Texas Lawyer Notes Haynes and Boone $7.3 Million Award Dismissal Will Lead to 5th Circuit Showdown
Texas Lawyer has highlighted the firm's successful representation of Timegate Studios, Inc., which led to a federal judge's decision to vacate a $7.3 million arbitration award. The decision sets up a crucial question for the 5th U.S. Circuit Court of Appeals: How far can an arbitrator go to resolve a dispute in a way not contemplated in a contract between parties?
"Lynne Liberato, who represents the plaintiff in Timegate Studios Inc. v. Southpeak Interactive, et al., a vacatur proceeding, says the question is fundamental for the 5th Circuit because 'if the vacatur isn't affirmed, then virtually no vacatur can be affirmed.'
Liberato and Timegate Studios co-counsel Mark Trachtenberg are partners in Haynes and Boone in Houston. West Short, who represents the defendants in the case, agrees that the case raises a crucial question for the 5th Circuit. 'How much leeway are we going to give arbitrators to remedy situations that are not contemplated by the contract?' asks Short of Georgetown's West Short and Associates.
In his March 20 memorandum and order in Timegate Studios, U.S. District Judge Keith Ellison vacated a $7.3 million defense win.
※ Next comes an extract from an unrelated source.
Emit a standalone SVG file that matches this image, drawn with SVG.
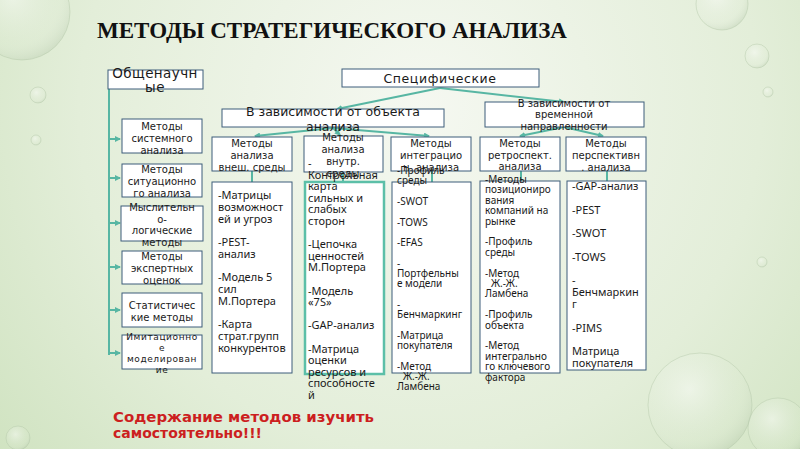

According to his order, Timegate Studios (TGS), a video game developer, had a contract with a video game publisher, Gamecock Media Group, that governed the marketing and distribution of a first-person shooter game called "Section 8."
In 2008, Southpeak acquired Gamecock and assumed Gamecock's rights and responsibilities under the contract. A dispute over the game arose between TGS and Southpeak, Ellison wrote: Among other things, TGS alleged Southpeak was misreporting sales figures, which Southpeak disputes, and Southpeak alleged the game "was a flop" and TGS failed to hold up its part of the contract, which TGS disputes.
TGS terminated the contract with Southpeak, then filed a complaint in the U.S. District Court for the Southern District in Houston against Southpeak and others alleging violations of the parties' contract. Southpeak responded and filed a counterclaim, alleging fraud, that the suit was a means to release TGS from a contract related to an unprofitable game and that TGS breached the contract by unilaterally withdrawing from it, among other things, Ellison wrote."